Associate Professor of Graphic Design Belinda Haikes was recently awarded a 2025 Individual Artist Fellowship from the New Jersey State Council on the Arts.
The award recognizes her outstanding work and is designed to further her artistic goals. Her work, “The Unbodied Landscape,” was reviewed by a panel of peers and was cited “to be of very high artistic quality.”
The series consists of 16 photographs and eight graphite stencil drawings. It showcases the relationship between the history of nuclear development in America and the impact on the landscape and communities.
It is captured using irradiated film and it documents and maps the journey along the I-70 and I-25 en route to the Trinity site at White Sands, New Mexico. The work represents the individuals affected by the testing, the amount of tests conducted, and the duration without American tests shared.

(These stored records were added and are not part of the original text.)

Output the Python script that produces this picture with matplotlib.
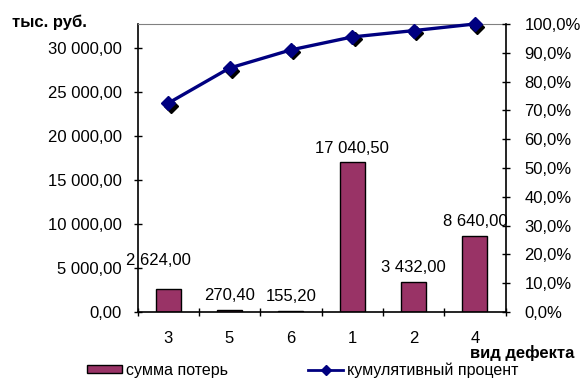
import matplotlib
matplotlib.use("Agg")
import matplotlib.pyplot as plt
import matplotlib.transforms as mtransforms
from matplotlib.lines import Line2D
from matplotlib.patches import Patch
from matplotlib.ticker import FuncFormatter

plt.rcParams["font.family"] = ["Liberation Sans", "DejaVu Sans"]

# данные с графика
categories = ["3", "5", "6", "1", "2", "4"]
losses = [2624.00, 270.40, 155.20, 17040.50, 3432.00, 8640.00]
cum_pct = [72.5, 84.7, 91.0, 95.5, 97.7, 100.0]

bar_color = "#993366"
line_color = "#000080"


def rub(v):
    s = "{:,.2f}".format(v)
    return s.replace(",", " ").replace(".", ",")


fig = plt.figure(figsize=(5.82, 3.81), dpi=100)
ax = fig.add_axes([137.5 / 582, 1 - 312 / 381, 368 / 582, 288 / 381])
x = list(range(len(categories)))

ax.bar(x, losses, width=0.41, color=bar_color, edgecolor="black", linewidth=1, zorder=2)
ax.set_xlim(-0.5, len(categories) - 0.5)
ax.set_ylim(0, 32727)
ax.set_yticks(range(0, 30001, 5000))
ax.yaxis.set_major_formatter(FuncFormatter(lambda v, p: rub(v)))
ax.set_xticks(x)
ax.set_xticklabels(categories)
ax.set_xticks([i - 0.5 for i in range(len(categories) + 1)], minor=True)
ax.tick_params(axis="x", which="major", length=0, pad=13.5, labelsize=12)
ax.tick_params(axis="x", which="minor", direction="inout", length=6, width=1)
ax.tick_params(axis="y", direction="inout", length=6, width=1, labelsize=12, pad=8.5)

for s in ["left", "bottom"]:
    ax.spines[s].set_color("black")
    ax.spines[s].set_linewidth(1.2)
ax.spines["top"].set_color("#808080")
ax.spines["right"].set_visible(False)

# подписи значений над столбцами
for i, v in enumerate(losses):
    dx, dy = (-10, 28) if i == 0 else (0, 14)
    ax.annotate(rub(v), (i, v), xytext=(dx * 0.72, dy * 0.72), textcoords="offset points",
                ha="center", va="center", fontsize=12, zorder=5)

ax2 = ax.twinx()
ax2.set_ylim(0, 100)
ax2.set_yticks(range(0, 101, 10))
ax2.yaxis.set_major_formatter(FuncFormatter(lambda v, p: "{:.1f}%".format(v).replace(".", ",")))
ax2.tick_params(axis="y", direction="inout", length=6, width=1, labelsize=12, pad=10.5)
ax2.spines["right"].set_color("black")
ax2.spines["right"].set_linewidth(1.2)
for s in ["left", "top", "bottom"]:
    ax2.spines[s].set_visible(False)

shadow = mtransforms.offset_copy(ax2.transData, fig=fig, x=2.5, y=-2.5, units="dots")
ax2.plot(x, cum_pct, linestyle="none", marker="D", markersize=7.5, color="black",
         transform=shadow, zorder=3, clip_on=False)
ax2.plot(x, cum_pct, color=line_color, linewidth=2.4, marker="D", markersize=7.5,
         markerfacecolor=line_color, markeredgecolor=line_color, zorder=4, clip_on=False)

fig.text(12 / 582, 1 - 22 / 381, "тыс. руб.", fontsize=12, fontweight="bold", va="center", ha="left")
fig.text(574 / 582, 1 - 353 / 381, "вид дефекта", fontsize=12, fontweight="bold", va="center", ha="right")

leg_opts = dict(loc="center left", frameon=False, fontsize=11.5, handlelength=2.2,
                handletextpad=0.25, handleheight=0.45, borderpad=0, borderaxespad=0)
fig.legend([Patch(facecolor=bar_color, edgecolor="black")], ["сумма потерь"],
           bbox_to_anchor=(87 / 582, 1 - 370 / 381), **leg_opts)
fig.legend([Line2D([], [], color=line_color, linewidth=2, marker="D", markersize=5)],
           ["кумулятивный процент"], bbox_to_anchor=(308 / 582, 1 - 370 / 381), **leg_opts)

fig.savefig("out.png", dpi=100)
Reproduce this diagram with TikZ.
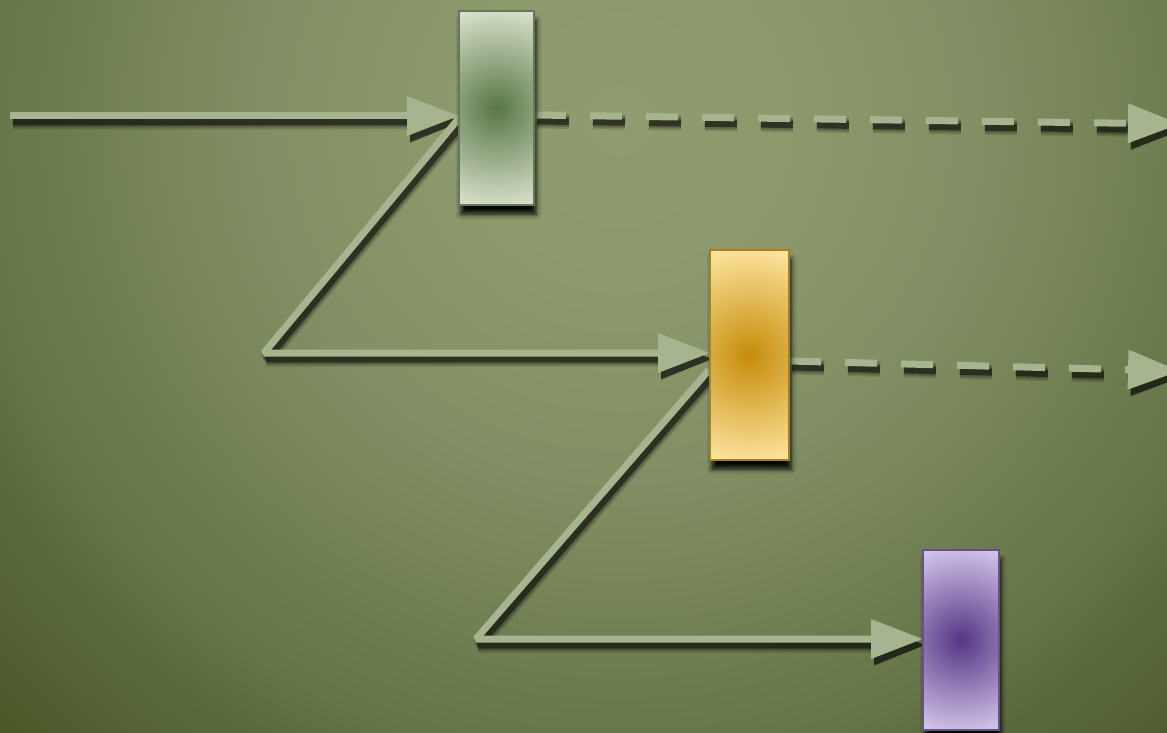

Haikes explained that art is something that takes time, and is not part of jumping through hoops, having to hit community goals or fulfilling requirements.
“Art takes patience and trial and error. Having a grant that supports, recognizes and encourages that through the way art is created is unique and really wonderful,” she said.
As a single mother, Haikes said the fellowship will help to free up her time so that she can pursue her project documenting the invasive species of the Mercer Meadows. The project will culminate into the creation of wallpaper depicting invasive species.
“Having time to make work, especially as a working single parent, is hard to find. I am grateful the state sees the worth in my work,” Haikes said. “I am looking forward to focusing on my research.”